▶ **Aim**
Reproduce the lines of the material exactly, excluding every image.

▶ **Provided data**
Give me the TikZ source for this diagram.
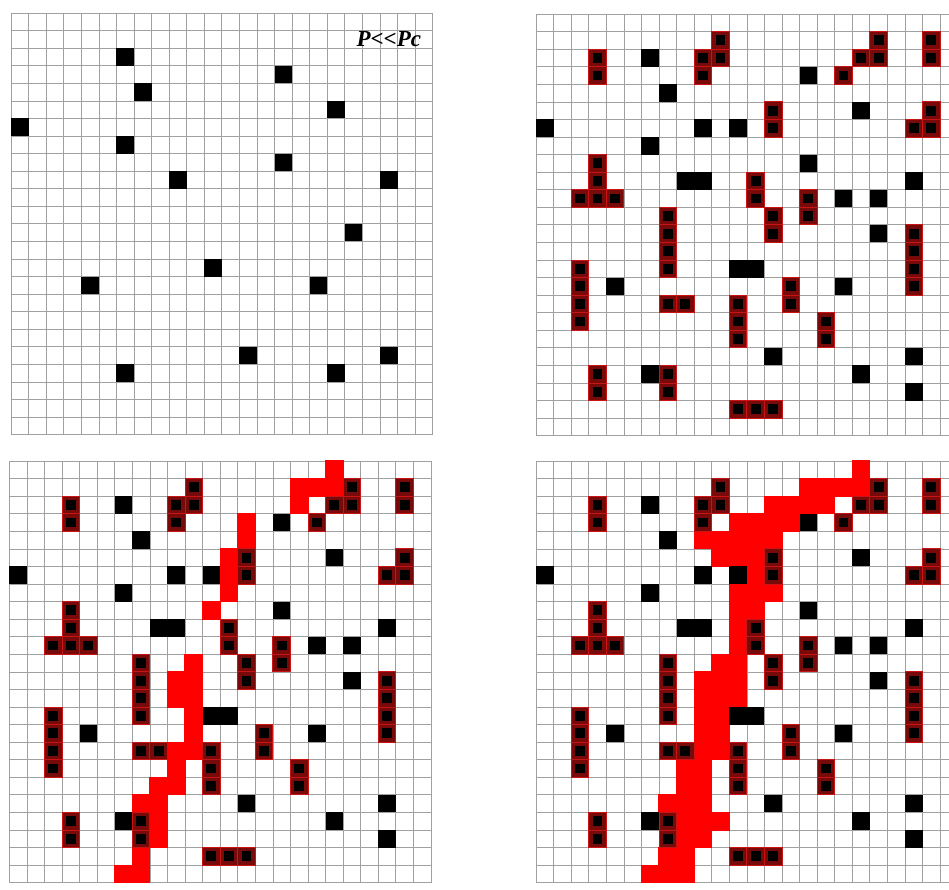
\documentclass[tikz,border=0pt]{standalone}
\usepackage{fontspec}
\setmainfont{Liberation Serif}
\definecolor{cellred}{RGB}{120,10,10}
\definecolor{celledge}{RGB}{200,20,20}
\definecolor{gridgray}{RGB}{160,160,160}
\tikzset{
  gridln/.style={draw=gridgray, line width=0.7pt},
  blackcell/.style={fill=black},
  hotcell/.style={fill=red},
  darkcell/.style={fill=cellred, draw=celledge, line width=0.9pt},
  corecell/.style={fill=black},
  cellunits/.style={x=17.57pt, y=-17.57pt}
}
\newcommand\blacksA{6/2,15/3,7/4,18/5,0/6,6/7,15/8,9/9,21/9,19/12,11/14,4/15,17/15,13/19,21/19,6/20,18/20}
\newcommand\blacksB{6/2,7/4,15/3,18/5,0/6,9/6,11/6,6/7,15/8,8/9,9/9,21/9,17/10,19/10,19/12,11/14,12/14,4/15,17/15,13/19,21/19,6/20,18/20,21/21}
\newcommand\darksB{3/2,3/3,9/2,9/3,10/1,10/2,17/3,18/2,19/1,19/2,22/1,22/2,13/5,13/6,21/6,22/5,22/6,3/8,3/9,3/10,2/10,4/10,12/9,12/10,13/11,13/12,15/10,15/11,7/11,7/12,7/13,7/14,21/12,21/13,21/14,21/15,2/14,2/15,2/16,2/17,14/15,14/16,7/16,8/16,11/16,11/17,11/18,16/17,16/18,3/20,3/21,7/20,7/21,11/22,12/22,13/22}
\newcommand\hotC{18/0,16/1,17/1,18/1,16/2,13/3,13/4,12/5,12/6,12/7,11/8,10/11,9/12,10/12,9/13,10/13,10/14,10/15,9/16,10/16,9/17,8/18,9/18,7/19,8/19,8/20,8/21,7/22,6/23,7/23}
\newcommand\hotD{18/0,15/1,16/1,17/1,18/1,13/2,14/2,15/2,16/2,11/3,12/3,13/3,14/3,9/4,10/4,11/4,12/4,13/4,10/5,11/5,12/5,12/6,11/7,12/7,13/7,11/8,12/8,11/9,11/10,10/11,11/11,9/12,10/12,11/12,9/13,10/13,11/13,9/14,10/14,9/15,10/15,9/16,10/16,8/17,9/17,8/18,9/18,7/19,8/19,9/19,8/20,9/20,10/20,8/21,9/21,7/22,8/22,6/23,7/23,8/23}
\newcommand\drawgridcells{\foreach \i in {0,...,24} {\draw[gridln] (\i,0) -- (\i,24); \draw[gridln] (0,\i) -- (24,\i);}}
\newcommand\drawhot[1]{\foreach \c/\r in #1 {\fill[hotcell] (\c-0.03,\r-0.03) rectangle ++(1.06,1.06);}}
\newcommand\drawblacks[1]{\foreach \c/\r in #1 {\fill[blackcell] (\c,\r) rectangle ++(1,1);}}
\newcommand\drawdarks{\foreach \c/\r in \darksB {\filldraw[darkcell] (\c,\r) rectangle ++(1,1); \fill[corecell] (\c+0.22,\r+0.22) rectangle ++(0.56,0.56);}}
\begin{document}
\begin{tikzpicture}[x=1pt,y=-1pt]
\useasboundingbox (0,0) rectangle (949,889);
\clip (0,0) rectangle (949,889);
\fill[white] (0,0) rectangle (949,889);
% panel 1
\begin{scope}[shift={(11,13)}]
\begin{scope}[cellunits]
\drawgridcells
\drawblacks{\blacksA}
\node[font=\fontsize{23}{25}\selectfont\bfseries\itshape] (plabel) at (21.5,1.5) {P<\kern0pt<\kern0pt Pc};
\end{scope}
\end{scope}
% panel 2
\begin{scope}[shift={(536,14)}]
\begin{scope}[cellunits]
\drawgridcells
\drawblacks{\blacksB}
\drawdarks
\end{scope}
\end{scope}
% panel 3
\begin{scope}[shift={(9.3,461)}]
\begin{scope}[cellunits]
\drawgridcells
\drawhot{\hotC}
\drawblacks{\blacksB}
\drawdarks
\end{scope}
\end{scope}
% panel 4
\begin{scope}[shift={(536,461)}]
\begin{scope}[cellunits]
\drawgridcells
\drawhot{\hotD}
\drawblacks{\blacksB}
\drawdarks
\end{scope}
\end{scope}
\end{tikzpicture}
\end{document}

▶ **The answer**
Give me the TikZ source for this diagram.
\documentclass[tikz,border=0pt]{standalone}
\usepackage{fontspec}
\setmainfont{Liberation Serif}
\definecolor{cellred}{RGB}{120,10,10}
\definecolor{celledge}{RGB}{200,20,20}
\definecolor{gridgray}{RGB}{160,160,160}
\tikzset{
  gridln/.style={draw=gridgray, line width=0.7pt},
  blackcell/.style={fill=black},
  hotcell/.style={fill=red},
  darkcell/.style={fill=cellred, draw=celledge, line width=0.9pt},
  corecell/.style={fill=black},
  cellunits/.style={x=17.57pt, y=-17.57pt}
}
\newcommand\blacksA{6/2,15/3,7/4,18/5,0/6,6/7,15/8,9/9,21/9,19/12,11/14,4/15,17/15,13/19,21/19,6/20,18/20}
\newcommand\blacksB{6/2,7/4,15/3,18/5,0/6,9/6,11/6,6/7,15/8,8/9,9/9,21/9,17/10,19/10,19/12,11/14,12/14,4/15,17/15,13/19,21/19,6/20,18/20,21/21}
\newcommand\darksB{3/2,3/3,9/2,9/3,10/1,10/2,17/3,18/2,19/1,19/2,22/1,22/2,13/5,13/6,21/6,22/5,22/6,3/8,3/9,3/10,2/10,4/10,12/9,12/10,13/11,13/12,15/10,15/11,7/11,7/12,7/13,7/14,21/12,21/13,21/14,21/15,2/14,2/15,2/16,2/17,14/15,14/16,7/16,8/16,11/16,11/17,11/18,16/17,16/18,3/20,3/21,7/20,7/21,11/22,12/22,13/22}
\newcommand\hotC{18/0,16/1,17/1,18/1,16/2,13/3,13/4,12/5,12/6,12/7,11/8,10/11,9/12,10/12,9/13,10/13,10/14,10/15,9/16,10/16,9/17,8/18,9/18,7/19,8/19,8/20,8/21,7/22,6/23,7/23}
\newcommand\hotD{18/0,15/1,16/1,17/1,18/1,13/2,14/2,15/2,16/2,11/3,12/3,13/3,14/3,9/4,10/4,11/4,12/4,13/4,10/5,11/5,12/5,12/6,11/7,12/7,13/7,11/8,12/8,11/9,11/10,10/11,11/11,9/12,10/12,11/12,9/13,10/13,11/13,9/14,10/14,9/15,10/15,9/16,10/16,8/17,9/17,8/18,9/18,7/19,8/19,9/19,8/20,9/20,10/20,8/21,9/21,7/22,8/22,6/23,7/23,8/23}
\newcommand\drawgridcells{\foreach \i in {0,...,24} {\draw[gridln] (\i,0) -- (\i,24); \draw[gridln] (0,\i) -- (24,\i);}}
\newcommand\drawhot[1]{\foreach \c/\r in #1 {\fill[hotcell] (\c-0.03,\r-0.03) rectangle ++(1.06,1.06);}}
\newcommand\drawblacks[1]{\foreach \c/\r in #1 {\fill[blackcell] (\c,\r) rectangle ++(1,1);}}
\newcommand\drawdarks{\foreach \c/\r in \darksB {\filldraw[darkcell] (\c,\r) rectangle ++(1,1); \fill[corecell] (\c+0.22,\r+0.22) rectangle ++(0.56,0.56);}}
\begin{document}
\begin{tikzpicture}[x=1pt,y=-1pt]
\useasboundingbox (0,0) rectangle (949,889);
\clip (0,0) rectangle (949,889);
\fill[white] (0,0) rectangle (949,889);
% panel 1
\begin{scope}[shift={(11,13)}]
\begin{scope}[cellunits]
\drawgridcells
\drawblacks{\blacksA}
\node[font=\fontsize{23}{25}\selectfont\bfseries\itshape] (plabel) at (21.5,1.5) {P<\kern0pt<\kern0pt Pc};
\end{scope}
\end{scope}
% panel 2
\begin{scope}[shift={(536,14)}]
\begin{scope}[cellunits]
\drawgridcells
\drawblacks{\blacksB}
\drawdarks
\end{scope}
\end{scope}
% panel 3
\begin{scope}[shift={(9.3,461)}]
\begin{scope}[cellunits]
\drawgridcells
\drawhot{\hotC}
\drawblacks{\blacksB}
\drawdarks
\end{scope}
\end{scope}
% panel 4
\begin{scope}[shift={(536,461)}]
\begin{scope}[cellunits]
\drawgridcells
\drawhot{\hotD}
\drawblacks{\blacksB}
\drawdarks
\end{scope}
\end{scope}
\end{tikzpicture}
\end{document}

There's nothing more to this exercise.